** START OF Data for processing **

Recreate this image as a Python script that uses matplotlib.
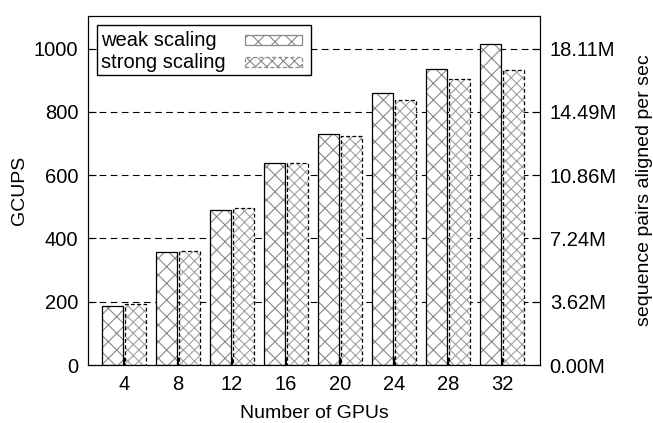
import numpy as np
import matplotlib
matplotlib.use("Agg")
import matplotlib.pyplot as plt
from matplotlib.patches import Rectangle

plt.rcParams['font.family'] = ['Liberation Sans', 'DejaVu Sans']
plt.rcParams['hatch.linewidth'] = 0.8

gpus = ['4', '8', '12', '16', '20', '24', '28', '32']
weak = [186, 357, 490, 638, 730, 859, 935, 1014]
strong = [194, 360, 496, 638, 724, 837, 904, 932]
right_labels = ['0.00M', '3.62M', '7.24M', '10.86M', '14.49M', '18.11M']

W, H = 653, 423
fig = plt.figure(figsize=(W / 100, H / 100), dpi=100)
ax = fig.add_axes([88/W, 58/H, 452/W, 349/H])

def fx(px):
    return px / W

def fy(py):
    return 1 - py / H

x = np.arange(len(gpus))
w = 0.39
off = 0.21
fs = 14

# dashed grid
for yv in [200, 400, 600, 800, 1000]:
    ax.axhline(yv, color='black', lw=0.8, ls=(0, (6, 4)), zorder=0)

# hatch fill (gray), then outlines
ax.bar(x - off, weak, w, color='white', edgecolor='#888888', hatch='xx', lw=0, zorder=2)
ax.bar(x - off, weak, w, fill=False, edgecolor='black', lw=0.9, zorder=3)
ax.bar(x + off, strong, w, color='white', edgecolor='#a0a0a0', hatch='xxx', lw=0, zorder=2)
ax.bar(x + off, strong, w, fill=False, edgecolor='black', lw=0.9, ls=(0, (3, 2)), zorder=3)

ax.set_xlim(-0.667, 7.70)
ax.set_ylim(0, 1103)
ax.set_xticks(x)
ax.set_xticklabels(gpus)
ax.set_yticks([0, 200, 400, 600, 800, 1000])
ax.tick_params(direction='in', length=6, labelsize=fs + 0.5, pad=7)
ax.set_xlabel('Number of GPUs', fontsize=fs, labelpad=8)
ax.set_ylabel('GCUPS', fontsize=fs, labelpad=4)

ax2 = ax.twinx()
ax2.set_ylim(0, 1103)
ax2.set_yticks([0, 200, 400, 600, 800, 1000])
ax2.set_yticklabels(right_labels)
ax2.tick_params(direction='in', length=6, labelsize=fs + 0.5, pad=7)
ax2.set_ylabel('sequence pairs aligned per sec', fontsize=fs, labelpad=14)

# legend box drawn by hand (text left, sample right, as in gnuplot)
fig.patches.append(Rectangle((fx(97), fy(75)), fx(311) - fx(97), fy(25) - fy(75),
                             transform=fig.transFigure, facecolor='white',
                             edgecolor='black', lw=1.0, zorder=5))
labels = ['weak scaling', 'strong scaling']
hatches = ['xx', 'xxx']
styles = ['-', (0, (3, 2))]
rows = [40, 62]
for lab, ht, st, ry in zip(labels, hatches, styles, rows):
    fig.text(fx(101), fy(ry), lab, fontsize=fs + 0.5, va='center', ha='left', zorder=6)
    fig.patches.append(Rectangle((fx(245), fy(ry + 5)), fx(302) - fx(245), fy(ry - 5) - fy(ry + 5),
                                 transform=fig.transFigure, facecolor='white',
                                 edgecolor='#888888', hatch=ht, lw=0.9, ls=st, zorder=6))

fig.savefig('out.png', dpi=100)
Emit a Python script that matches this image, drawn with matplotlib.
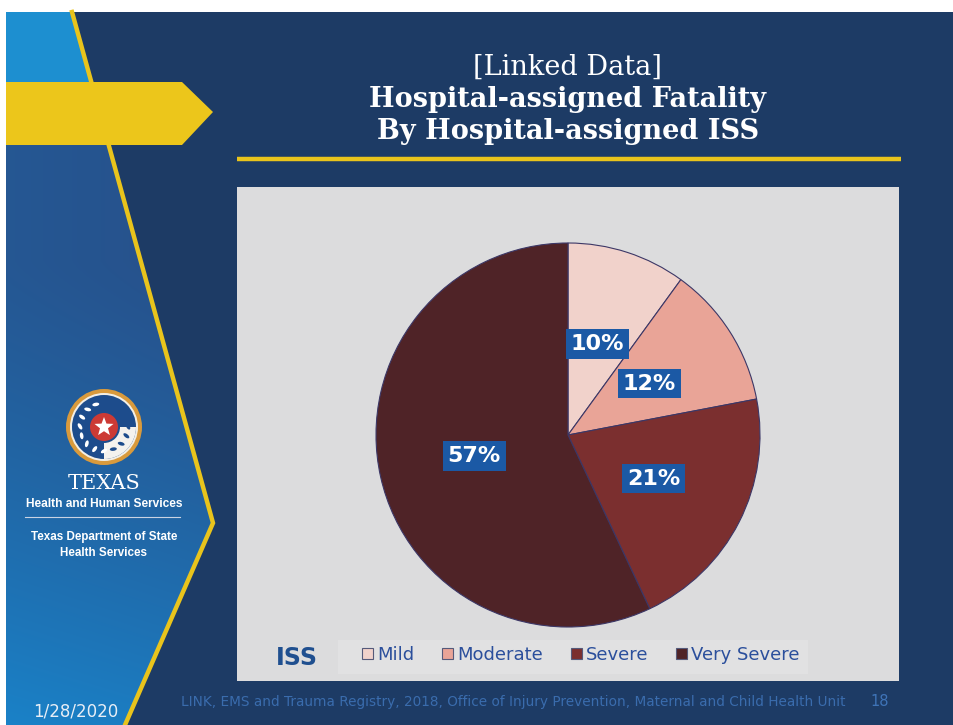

** END OF Data for processing **

- **What you have to do**:
Give every line back word for word and leave the pictures out.

- **Answer to the exercise**:
Recreate this image as a Python script that uses matplotlib.
import numpy as np
import matplotlib
matplotlib.use("Agg")
import matplotlib.pyplot as plt
from matplotlib.patches import Rectangle

plt.rcParams['font.family'] = ['Liberation Sans', 'DejaVu Sans']
plt.rcParams['hatch.linewidth'] = 0.8

gpus = ['4', '8', '12', '16', '20', '24', '28', '32']
weak = [186, 357, 490, 638, 730, 859, 935, 1014]
strong = [194, 360, 496, 638, 724, 837, 904, 932]
right_labels = ['0.00M', '3.62M', '7.24M', '10.86M', '14.49M', '18.11M']

W, H = 653, 423
fig = plt.figure(figsize=(W / 100, H / 100), dpi=100)
ax = fig.add_axes([88/W, 58/H, 452/W, 349/H])

def fx(px):
    return px / W

def fy(py):
    return 1 - py / H

x = np.arange(len(gpus))
w = 0.39
off = 0.21
fs = 14

# dashed grid
for yv in [200, 400, 600, 800, 1000]:
    ax.axhline(yv, color='black', lw=0.8, ls=(0, (6, 4)), zorder=0)

# hatch fill (gray), then outlines
ax.bar(x - off, weak, w, color='white', edgecolor='#888888', hatch='xx', lw=0, zorder=2)
ax.bar(x - off, weak, w, fill=False, edgecolor='black', lw=0.9, zorder=3)
ax.bar(x + off, strong, w, color='white', edgecolor='#a0a0a0', hatch='xxx', lw=0, zorder=2)
ax.bar(x + off, strong, w, fill=False, edgecolor='black', lw=0.9, ls=(0, (3, 2)), zorder=3)

ax.set_xlim(-0.667, 7.70)
ax.set_ylim(0, 1103)
ax.set_xticks(x)
ax.set_xticklabels(gpus)
ax.set_yticks([0, 200, 400, 600, 800, 1000])
ax.tick_params(direction='in', length=6, labelsize=fs + 0.5, pad=7)
ax.set_xlabel('Number of GPUs', fontsize=fs, labelpad=8)
ax.set_ylabel('GCUPS', fontsize=fs, labelpad=4)

ax2 = ax.twinx()
ax2.set_ylim(0, 1103)
ax2.set_yticks([0, 200, 400, 600, 800, 1000])
ax2.set_yticklabels(right_labels)
ax2.tick_params(direction='in', length=6, labelsize=fs + 0.5, pad=7)
ax2.set_ylabel('sequence pairs aligned per sec', fontsize=fs, labelpad=14)

# legend box drawn by hand (text left, sample right, as in gnuplot)
fig.patches.append(Rectangle((fx(97), fy(75)), fx(311) - fx(97), fy(25) - fy(75),
                             transform=fig.transFigure, facecolor='white',
                             edgecolor='black', lw=1.0, zorder=5))
labels = ['weak scaling', 'strong scaling']
hatches = ['xx', 'xxx']
styles = ['-', (0, (3, 2))]
rows = [40, 62]
for lab, ht, st, ry in zip(labels, hatches, styles, rows):
    fig.text(fx(101), fy(ry), lab, fontsize=fs + 0.5, va='center', ha='left', zorder=6)
    fig.patches.append(Rectangle((fx(245), fy(ry + 5)), fx(302) - fx(245), fy(ry - 5) - fy(ry + 5),
                                 transform=fig.transFigure, facecolor='white',
                                 edgecolor='#888888', hatch=ht, lw=0.9, ls=st, zorder=6))

fig.savefig('out.png', dpi=100)
Emit a Python script that matches this image, drawn with matplotlib.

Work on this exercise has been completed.